**Required work**
Retype nothing except the lines below from the one with "Reproduce this chart with matplotlib." through the one with "1452, 1377, 1271, 1153, 1018, 867, 713, 518, 332]", exactly, with images left out.

--- BEGIN ---

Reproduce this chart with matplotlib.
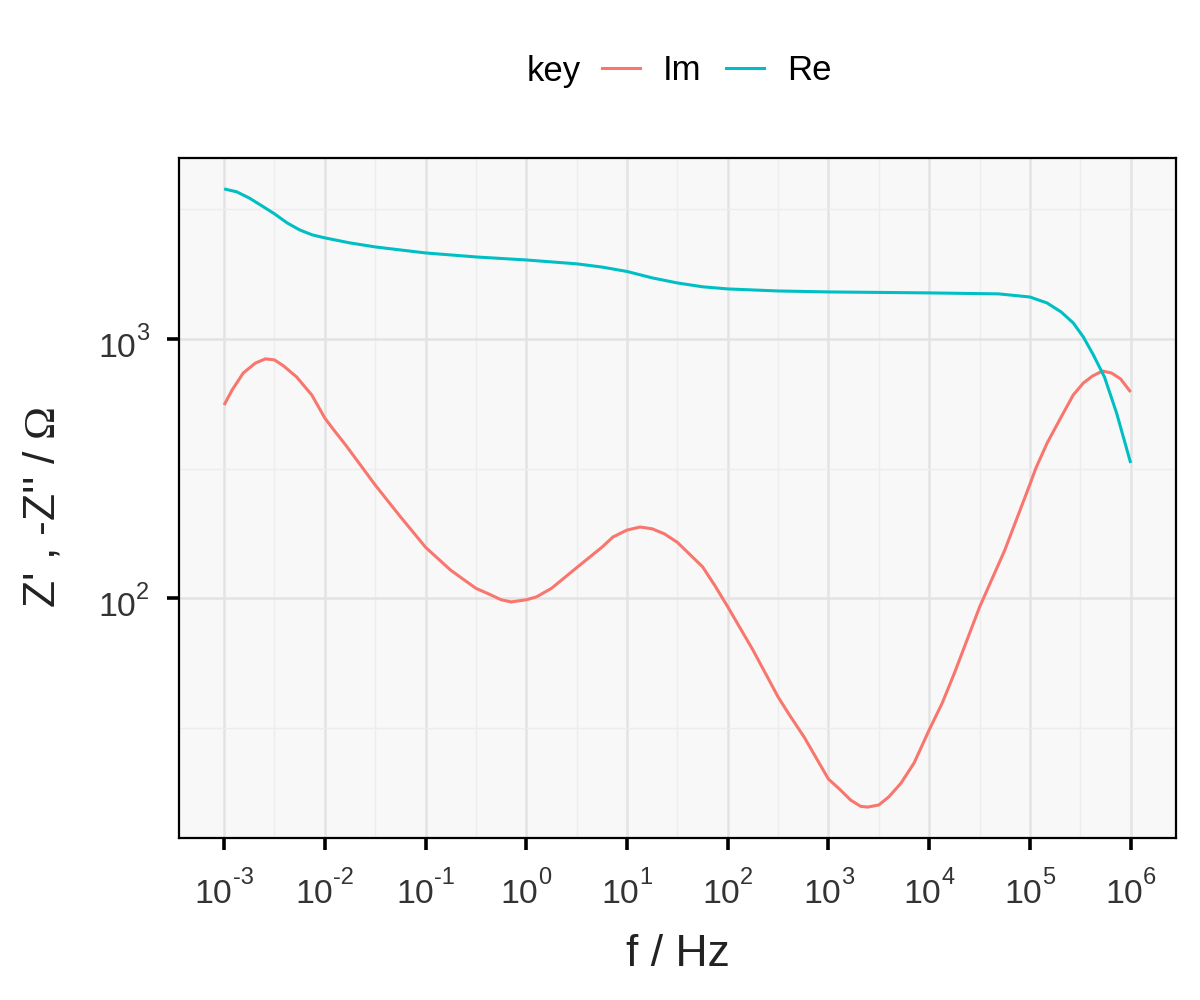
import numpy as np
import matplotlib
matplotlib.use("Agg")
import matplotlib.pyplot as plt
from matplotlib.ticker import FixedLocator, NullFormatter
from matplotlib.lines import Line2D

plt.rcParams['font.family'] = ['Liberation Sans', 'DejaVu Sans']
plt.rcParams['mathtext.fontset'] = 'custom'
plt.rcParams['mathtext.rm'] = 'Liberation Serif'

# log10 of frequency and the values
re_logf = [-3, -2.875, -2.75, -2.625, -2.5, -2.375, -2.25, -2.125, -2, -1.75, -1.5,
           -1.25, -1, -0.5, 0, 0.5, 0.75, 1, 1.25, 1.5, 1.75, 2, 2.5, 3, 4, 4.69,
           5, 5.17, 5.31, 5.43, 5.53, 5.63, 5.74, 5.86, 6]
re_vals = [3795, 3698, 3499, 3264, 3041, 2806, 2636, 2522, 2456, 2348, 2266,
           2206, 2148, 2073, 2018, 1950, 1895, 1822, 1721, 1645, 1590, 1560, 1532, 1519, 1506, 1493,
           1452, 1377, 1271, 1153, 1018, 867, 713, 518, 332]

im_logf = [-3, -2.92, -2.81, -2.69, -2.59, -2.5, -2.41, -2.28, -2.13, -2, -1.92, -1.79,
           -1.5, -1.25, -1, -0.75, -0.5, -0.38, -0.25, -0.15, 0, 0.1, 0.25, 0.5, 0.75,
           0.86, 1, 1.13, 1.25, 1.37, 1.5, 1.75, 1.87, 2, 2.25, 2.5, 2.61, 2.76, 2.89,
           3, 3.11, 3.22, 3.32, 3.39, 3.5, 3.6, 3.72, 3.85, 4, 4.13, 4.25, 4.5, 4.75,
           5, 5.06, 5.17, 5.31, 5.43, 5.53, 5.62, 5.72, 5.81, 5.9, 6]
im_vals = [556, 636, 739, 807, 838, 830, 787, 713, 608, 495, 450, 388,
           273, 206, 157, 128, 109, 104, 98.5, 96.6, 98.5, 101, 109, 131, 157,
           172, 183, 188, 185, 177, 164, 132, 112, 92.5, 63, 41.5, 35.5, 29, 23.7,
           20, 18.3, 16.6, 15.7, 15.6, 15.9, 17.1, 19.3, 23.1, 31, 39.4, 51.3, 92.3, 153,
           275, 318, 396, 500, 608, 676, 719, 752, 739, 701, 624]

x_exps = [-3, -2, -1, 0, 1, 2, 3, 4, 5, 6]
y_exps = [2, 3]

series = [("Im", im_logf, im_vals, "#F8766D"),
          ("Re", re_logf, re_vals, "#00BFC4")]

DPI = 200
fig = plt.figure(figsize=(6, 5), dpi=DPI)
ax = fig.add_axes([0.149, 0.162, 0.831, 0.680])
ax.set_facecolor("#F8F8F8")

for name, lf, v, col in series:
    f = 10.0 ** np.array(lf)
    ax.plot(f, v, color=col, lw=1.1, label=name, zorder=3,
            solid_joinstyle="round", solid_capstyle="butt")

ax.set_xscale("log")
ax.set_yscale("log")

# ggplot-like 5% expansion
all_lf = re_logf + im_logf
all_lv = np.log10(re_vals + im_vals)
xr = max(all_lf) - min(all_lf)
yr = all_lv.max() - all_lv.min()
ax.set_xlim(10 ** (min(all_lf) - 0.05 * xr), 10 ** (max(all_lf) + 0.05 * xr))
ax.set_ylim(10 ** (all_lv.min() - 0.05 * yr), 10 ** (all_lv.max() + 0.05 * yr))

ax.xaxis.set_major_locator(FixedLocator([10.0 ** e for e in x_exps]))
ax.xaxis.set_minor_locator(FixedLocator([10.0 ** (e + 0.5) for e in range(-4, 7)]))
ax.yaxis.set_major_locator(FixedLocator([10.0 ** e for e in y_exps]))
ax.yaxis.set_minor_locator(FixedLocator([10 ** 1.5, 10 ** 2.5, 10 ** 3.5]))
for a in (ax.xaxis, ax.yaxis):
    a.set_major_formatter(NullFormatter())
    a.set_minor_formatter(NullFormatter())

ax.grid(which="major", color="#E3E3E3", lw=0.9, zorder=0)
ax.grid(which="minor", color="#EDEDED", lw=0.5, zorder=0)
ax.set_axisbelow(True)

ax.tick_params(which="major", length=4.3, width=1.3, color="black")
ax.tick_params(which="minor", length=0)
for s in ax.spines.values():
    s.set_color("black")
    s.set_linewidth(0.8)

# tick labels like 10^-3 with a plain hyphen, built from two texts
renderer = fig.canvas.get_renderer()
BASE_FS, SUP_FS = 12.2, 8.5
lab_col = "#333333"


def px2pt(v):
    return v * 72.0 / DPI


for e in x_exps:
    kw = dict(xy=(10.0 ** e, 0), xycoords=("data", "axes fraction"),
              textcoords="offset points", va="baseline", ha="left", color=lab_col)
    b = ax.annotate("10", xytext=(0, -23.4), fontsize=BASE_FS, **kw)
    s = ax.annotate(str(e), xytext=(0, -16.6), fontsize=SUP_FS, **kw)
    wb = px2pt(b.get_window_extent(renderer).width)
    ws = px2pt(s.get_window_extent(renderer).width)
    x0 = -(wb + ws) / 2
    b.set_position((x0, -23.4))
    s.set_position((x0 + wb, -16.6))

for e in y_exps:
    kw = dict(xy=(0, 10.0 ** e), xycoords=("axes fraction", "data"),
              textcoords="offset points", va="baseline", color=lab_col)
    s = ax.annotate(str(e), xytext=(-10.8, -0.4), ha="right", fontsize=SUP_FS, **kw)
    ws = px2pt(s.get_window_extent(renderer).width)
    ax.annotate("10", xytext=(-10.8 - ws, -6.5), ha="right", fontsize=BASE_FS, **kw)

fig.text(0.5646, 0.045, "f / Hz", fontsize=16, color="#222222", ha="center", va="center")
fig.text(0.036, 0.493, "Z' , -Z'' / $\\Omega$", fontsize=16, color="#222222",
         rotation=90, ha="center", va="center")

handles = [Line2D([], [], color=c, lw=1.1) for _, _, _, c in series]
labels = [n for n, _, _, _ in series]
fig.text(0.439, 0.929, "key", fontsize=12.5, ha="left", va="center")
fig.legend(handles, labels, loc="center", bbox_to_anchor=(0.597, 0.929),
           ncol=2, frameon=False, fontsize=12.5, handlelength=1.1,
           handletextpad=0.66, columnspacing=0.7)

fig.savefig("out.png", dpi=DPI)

--- END ---
--- BEGIN ---

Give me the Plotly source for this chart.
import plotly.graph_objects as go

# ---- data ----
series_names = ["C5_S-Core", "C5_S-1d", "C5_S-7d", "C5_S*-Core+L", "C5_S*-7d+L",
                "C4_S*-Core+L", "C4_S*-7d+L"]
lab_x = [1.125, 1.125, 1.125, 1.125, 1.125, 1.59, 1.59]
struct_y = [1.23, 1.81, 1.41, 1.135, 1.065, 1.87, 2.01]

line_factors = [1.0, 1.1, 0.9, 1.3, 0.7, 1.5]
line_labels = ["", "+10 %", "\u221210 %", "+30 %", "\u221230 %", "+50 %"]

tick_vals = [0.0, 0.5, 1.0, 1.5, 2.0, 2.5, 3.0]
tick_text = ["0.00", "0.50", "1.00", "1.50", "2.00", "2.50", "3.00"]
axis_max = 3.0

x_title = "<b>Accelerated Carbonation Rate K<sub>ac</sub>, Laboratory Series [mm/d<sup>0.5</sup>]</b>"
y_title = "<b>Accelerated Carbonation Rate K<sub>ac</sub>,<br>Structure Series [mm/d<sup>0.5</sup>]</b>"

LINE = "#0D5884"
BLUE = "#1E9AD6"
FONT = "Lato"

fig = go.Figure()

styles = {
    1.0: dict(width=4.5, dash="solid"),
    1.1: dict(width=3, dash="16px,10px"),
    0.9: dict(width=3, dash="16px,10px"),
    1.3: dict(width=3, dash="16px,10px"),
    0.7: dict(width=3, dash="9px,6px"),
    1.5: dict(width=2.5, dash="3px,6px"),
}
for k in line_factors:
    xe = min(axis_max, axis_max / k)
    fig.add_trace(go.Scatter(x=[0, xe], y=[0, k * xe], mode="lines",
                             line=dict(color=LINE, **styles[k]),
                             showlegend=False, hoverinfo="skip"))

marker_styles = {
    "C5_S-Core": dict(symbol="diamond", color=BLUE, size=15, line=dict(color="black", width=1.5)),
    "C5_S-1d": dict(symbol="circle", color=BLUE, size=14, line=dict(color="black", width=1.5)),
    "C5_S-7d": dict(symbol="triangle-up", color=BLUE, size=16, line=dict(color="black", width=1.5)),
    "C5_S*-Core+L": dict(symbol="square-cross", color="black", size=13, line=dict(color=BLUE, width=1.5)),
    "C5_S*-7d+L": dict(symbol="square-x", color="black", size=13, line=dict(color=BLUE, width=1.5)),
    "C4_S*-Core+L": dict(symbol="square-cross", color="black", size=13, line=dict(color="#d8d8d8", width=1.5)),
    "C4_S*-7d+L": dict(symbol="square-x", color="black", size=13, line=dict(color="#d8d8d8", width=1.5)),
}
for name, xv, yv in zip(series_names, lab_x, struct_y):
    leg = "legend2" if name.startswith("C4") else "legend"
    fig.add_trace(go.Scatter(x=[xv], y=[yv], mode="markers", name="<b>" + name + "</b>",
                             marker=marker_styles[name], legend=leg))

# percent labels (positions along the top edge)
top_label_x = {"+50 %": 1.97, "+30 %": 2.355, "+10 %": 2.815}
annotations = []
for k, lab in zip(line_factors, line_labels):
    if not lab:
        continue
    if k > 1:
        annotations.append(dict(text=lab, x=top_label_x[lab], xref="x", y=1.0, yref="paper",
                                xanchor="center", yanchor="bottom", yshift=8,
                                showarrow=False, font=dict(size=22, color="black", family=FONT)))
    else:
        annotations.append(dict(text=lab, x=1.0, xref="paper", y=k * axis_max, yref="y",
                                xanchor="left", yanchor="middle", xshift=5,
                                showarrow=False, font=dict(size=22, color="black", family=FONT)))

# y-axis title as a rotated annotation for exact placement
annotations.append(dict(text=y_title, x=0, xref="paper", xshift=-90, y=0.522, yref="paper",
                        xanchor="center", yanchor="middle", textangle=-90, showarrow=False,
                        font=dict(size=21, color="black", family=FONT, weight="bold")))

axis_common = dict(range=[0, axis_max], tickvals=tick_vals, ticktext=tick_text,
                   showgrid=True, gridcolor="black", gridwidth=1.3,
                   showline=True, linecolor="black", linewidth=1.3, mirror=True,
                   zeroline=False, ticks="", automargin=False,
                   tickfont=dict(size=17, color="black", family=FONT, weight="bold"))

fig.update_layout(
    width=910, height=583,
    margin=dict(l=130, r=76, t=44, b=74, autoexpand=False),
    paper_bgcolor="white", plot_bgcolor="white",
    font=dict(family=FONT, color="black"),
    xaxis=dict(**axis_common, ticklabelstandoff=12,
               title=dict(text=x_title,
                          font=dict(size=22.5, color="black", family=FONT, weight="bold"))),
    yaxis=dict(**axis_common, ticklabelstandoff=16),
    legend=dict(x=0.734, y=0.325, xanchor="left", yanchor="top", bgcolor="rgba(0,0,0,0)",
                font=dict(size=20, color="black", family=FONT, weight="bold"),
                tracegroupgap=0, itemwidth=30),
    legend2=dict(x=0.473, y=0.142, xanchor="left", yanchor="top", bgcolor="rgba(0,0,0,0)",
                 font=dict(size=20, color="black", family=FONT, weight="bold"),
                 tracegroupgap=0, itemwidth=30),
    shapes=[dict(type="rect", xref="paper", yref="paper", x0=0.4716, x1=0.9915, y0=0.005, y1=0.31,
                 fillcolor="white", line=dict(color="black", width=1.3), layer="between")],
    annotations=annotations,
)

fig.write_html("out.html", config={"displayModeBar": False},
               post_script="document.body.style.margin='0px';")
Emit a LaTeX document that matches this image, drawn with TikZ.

--- END ---

**Solution for this task**
Reproduce this chart with matplotlib.
import numpy as np
import matplotlib
matplotlib.use("Agg")
import matplotlib.pyplot as plt
from matplotlib.ticker import FixedLocator, NullFormatter
from matplotlib.lines import Line2D

plt.rcParams['font.family'] = ['Liberation Sans', 'DejaVu Sans']
plt.rcParams['mathtext.fontset'] = 'custom'
plt.rcParams['mathtext.rm'] = 'Liberation Serif'

# log10 of frequency and the values
re_logf = [-3, -2.875, -2.75, -2.625, -2.5, -2.375, -2.25, -2.125, -2, -1.75, -1.5,
           -1.25, -1, -0.5, 0, 0.5, 0.75, 1, 1.25, 1.5, 1.75, 2, 2.5, 3, 4, 4.69,
           5, 5.17, 5.31, 5.43, 5.53, 5.63, 5.74, 5.86, 6]
re_vals = [3795, 3698, 3499, 3264, 3041, 2806, 2636, 2522, 2456, 2348, 2266,
           2206, 2148, 2073, 2018, 1950, 1895, 1822, 1721, 1645, 1590, 1560, 1532, 1519, 1506, 1493,
           1452, 1377, 1271, 1153, 1018, 867, 713, 518, 332]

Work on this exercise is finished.